Knock-for-knock indemnities help avoid the cost of litigation that occurs with comparative negligence claims. A comparative negligence claims is one where both parties are sued and the court determines the percentage of negligence that applies to each of the parties. They share the responsibility to pay the damages based upon their percentage of negligence. Knock for knock creates a simple sharing of the risk where each party agrees to be fully responsible for any damages they sustain or that their employees sustain and not look to the other party.

Where a knock-for-knock indemnity doesn’t work or would need to be modified is when the property of a third party is damaged or a third party who is not an employee of either of the parties to the agreement is injured. Those types of claims are outside the scope of the knock-for-knock indemnity. If you failed to address claims by third parties if one party was sued and felt the other party was fully or partially responsible, they would need to enjoin the other company in the law suit and because there was no indemnification relating to third party claims, the court would decide the responsibility for damages. The damages would be apportioned based upon their percentage of negligence that was attributed to the parties.

Having an indemnity doesn’t fully protect a party, especially where it’s a Buyer / Supplier or Prime Contractor /Subcontractor situation Even if the court found the supplier or subcontractor to be 100% of the cause for the negligence, even that may not excuse the buyer or prime contractor from payment. Under the theory of agency, those parties are considered principals and the other company is consider an agent. Principals are liable for the acts of their agents.
So if the Supplier or Subcontractor didn’t have the insurance coverage to cover those damages and didn’t have the assets to make the payments, the principal could be forced to pay the damages.


  1. Would a knock for knock also preclude the two parties from suing each other for breach of contract for property damage? For example, drilling contractor does not perform its work properly, and operator loses the well. If operator sues the driller for losing the well, which is the operator's property, the operator has to indemnify the drilling contractor. So in essence, the drilling contractor is protected from all liability related to operator's property damage.

  2. Armanius, A knock for knock indemnity does not preclude either party suing for breach. What it does do is in the event there is property damage or personal injury, that results for accidental negligence each party is responsible for their own losses and injury to their own people irrespective of which party negligent. If there were specific contract requirements for the drilling and the drilling contractor was not following them, it would not be accidental, it would be deliberate. They would have breached the contract and what the operator could recover for that breach would depend upon what the limitation of liability provides in terms of the types and amounts of damages that may be claimed.

  3. Jack... Is it neccesary to expressly include the wording even when causde by the negligence of the indemnified party if i am writing "regardless of cause" ?

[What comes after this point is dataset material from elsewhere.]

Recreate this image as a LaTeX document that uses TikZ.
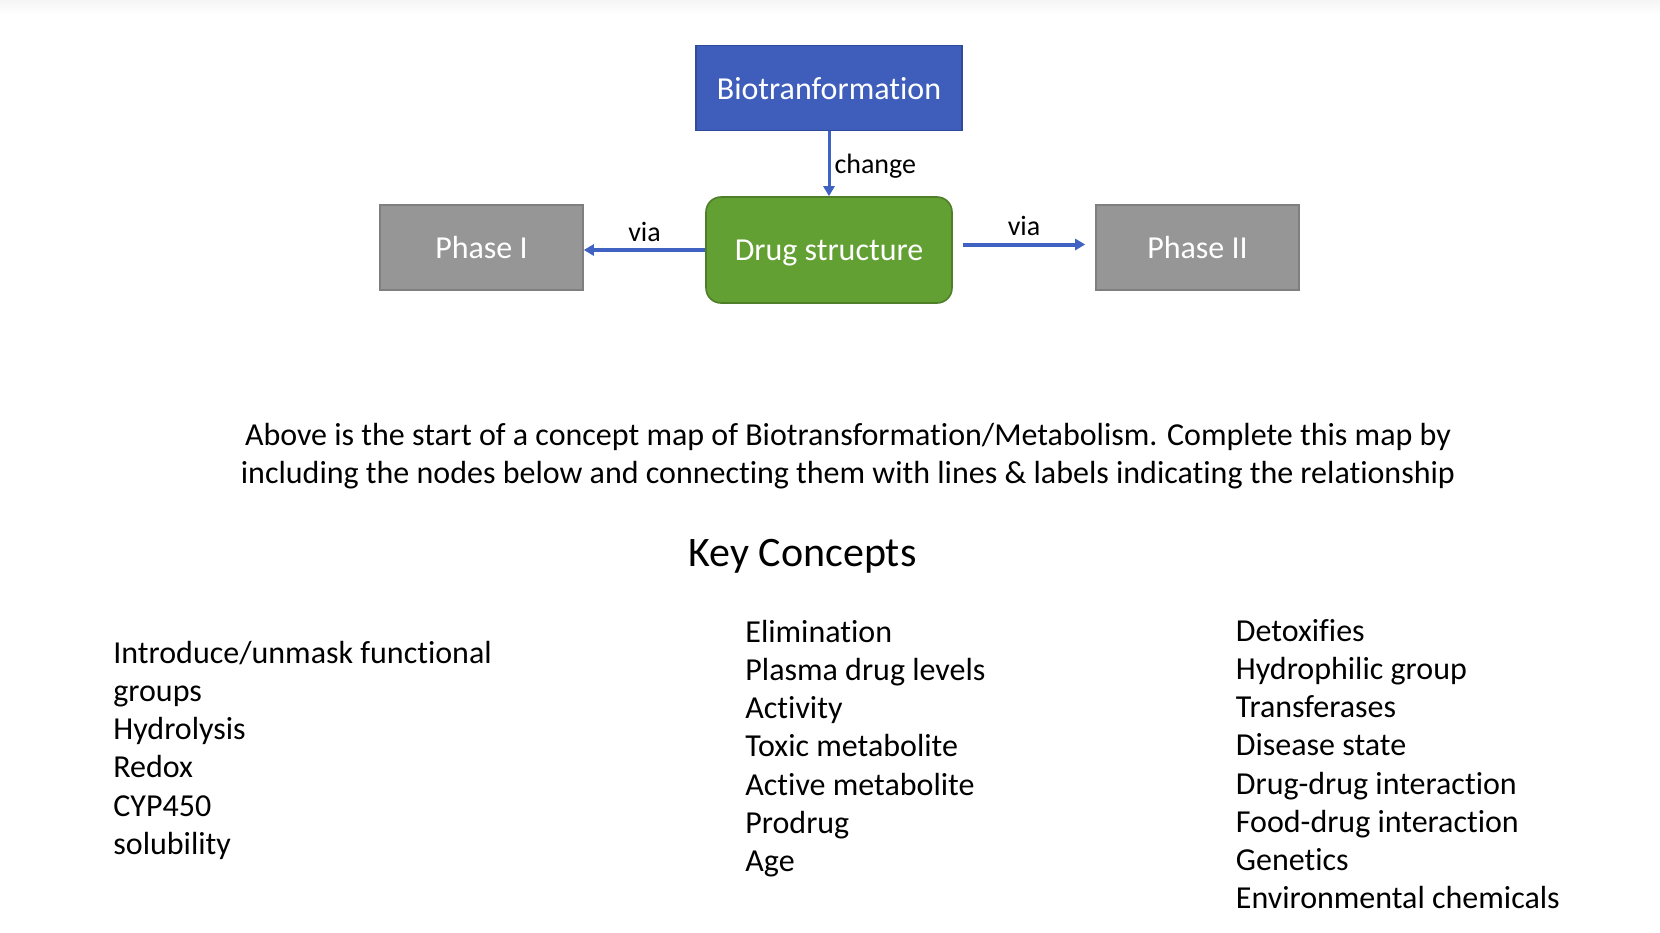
\documentclass[tikz,border=0pt]{standalone}
\usepackage{fontspec}
\setmainfont[Ligatures=NoCommon]{Carlito}
\usetikzlibrary{arrows.meta}
\definecolor{bioblue}{HTML}{3F5EBB}
\definecolor{bioedge}{HTML}{2F4B9C}
\definecolor{druggreen}{HTML}{63A033}
\definecolor{drugedge}{HTML}{4E7F28}
\definecolor{phasegray}{HTML}{969696}
\definecolor{phaseedge}{HTML}{7F7F7F}
\definecolor{linkblue}{HTML}{4062C2}
\tikzset{
  concept/.style={draw, line width=0.8pt, text=white, font=\fontsize{16}{19}\selectfont,
    minimum height=42.5pt, inner sep=0pt},
  link/.style={draw=linkblue, line width=2pt, -{Triangle[length=5pt,width=5.5pt]}},
  linklabel/.style={font=\fontsize{14}{17}\selectfont, inner sep=2pt},
  term/.style={anchor=base west, font=\fontsize{16}{19}\selectfont, inner sep=0pt}
}
\begin{document}
\begin{tikzpicture}[x=0.5pt, y=-0.5pt]
    \useasboundingbox (0,0) rectangle (1660,932);
    \shade[top color=black!4, bottom color=white] (0,0) rectangle (1660,14);
    % the start of the map
    \node[concept, fill=bioblue, draw=bioedge, minimum width=133pt, text depth=-1pt] (bio) at (829,88) {Biotranformation};
    \node[concept, fill=druggreen, draw=drugedge, rounded corners=7.5pt,
          minimum width=123pt, minimum height=53pt, text depth=-1.5pt] (drug) at (829,250) {Drug structure};
    \node[concept, fill=phasegray, draw=phaseedge, minimum width=101.5pt, text depth=-3pt] (pone) at (481.5,247.5) {Phase I};
    \node[concept, fill=phasegray, draw=phaseedge, minimum width=101.5pt, text depth=-3pt] (ptwo) at (1197.5,247.5) {Phase II};
    \draw[link, line width=1.5pt] (bio) to node[linklabel, right, yshift=-1pt] {change} (drug);
    \draw[link] (drug.west) to node[linklabel, above, yshift=1pt] {via} (pone.east |- drug.west);
    \draw[link, shorten <=5pt, shorten >=5pt] ([yshift=2.75pt]drug.east)
        to node[linklabel, above, yshift=1.5pt] {via} ([yshift=1.5pt]ptwo.west);
    % instructions
    \node[anchor=base, font=\fontsize{16}{19}\selectfont, inner sep=0pt] (ask) at (848,445)
        {Above is the start of a concept map of Biotransformation/Metabolism. Complete this map by};
    \node[anchor=base, font=\fontsize{16}{19}\selectfont, inner sep=0pt] (asktwo) at (848,483)
        {including the nodes below and connecting them with lines \& labels indicating the relationship};
    \node[anchor=base, font=\fontsize{21}{25}\selectfont, inner sep=0pt] (key) at (802.5,566) {Key Concepts};
    % first column
    \node[term] (intro) at (113,663) {Introduce/unmask functional};
    \node[term] (groups) at (113,701) {groups};
    \node[term] (hydro) at (113,739) {Hydrolysis};
    \node[term] (redox) at (113,777.5) {Redox};
    \node[term] (cyp) at (113,816) {CYP450};
    \node[term] (sol) at (113,854) {solubility};
    % second column
    \node[term] (elim) at (745,642) {Elimination};
    \node[term] (plasma) at (745,680) {Plasma drug levels};
    \node[term] (act) at (745,718.5) {Activity};
    \node[term] (toxic) at (745,756.5) {Toxic metabolite};
    \node[term] (active) at (745,795) {Active metabolite};
    \node[term] (pro) at (745,833) {Prodrug};
    \node[term] (age) at (745,871) {Age};
    % third column
    \node[term] (detox) at (1235.5,641) {Detoxifies};
    \node[term] (hydrophil) at (1235.5,679) {Hydrophilic group};
    \node[term] (trans) at (1235.5,717.5) {Transferases};
    \node[term] (disease) at (1235.5,755.5) {Disease state};
    \node[term] (ddi) at (1235.5,794) {Drug-drug interaction};
    \node[term] (fdi) at (1235.5,832) {Food-drug interaction};
    \node[term] (gene) at (1235.5,870) {Genetics};
    \node[term] (env) at (1235.5,908) {Environmental chemicals};
\end{tikzpicture}
\end{document}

  4. In contract drafting it's not what you call something or the heading you put on a clause, its the words that you use to establish the responsibilities of the parties. There are many types of indemnities and the scope and intent of those are created by the specific wording used. The key aspect in a knock for knock is you want to eliminate arguments about who caused what because each party is working in close proximity of the other. To make it clear that it is a true knock for knock indemnity you need to show the intent that you have agreed to indemnify each other irrespective of what the cause was or who may have caused it. If you don't do that even if you titled the section "knock for knock indemnity" it may not be interpreted as one. Therefore it is best to include those words.

  5. Jack, under english law is it possible to enforce the knock for knock principle even in cases of Gross Negligence (defined) and Willful misconduct if the parties agreed to indemnfy each other?

  6. The post identified the general concept of a knock-for-knock indemnity. I'm not familiar with english law on the subject. However, I could easily envision the parties carving gross negligence or willful misconduct out of the indemnification so that it applies only to ordinary negligence irrespective of who caused it.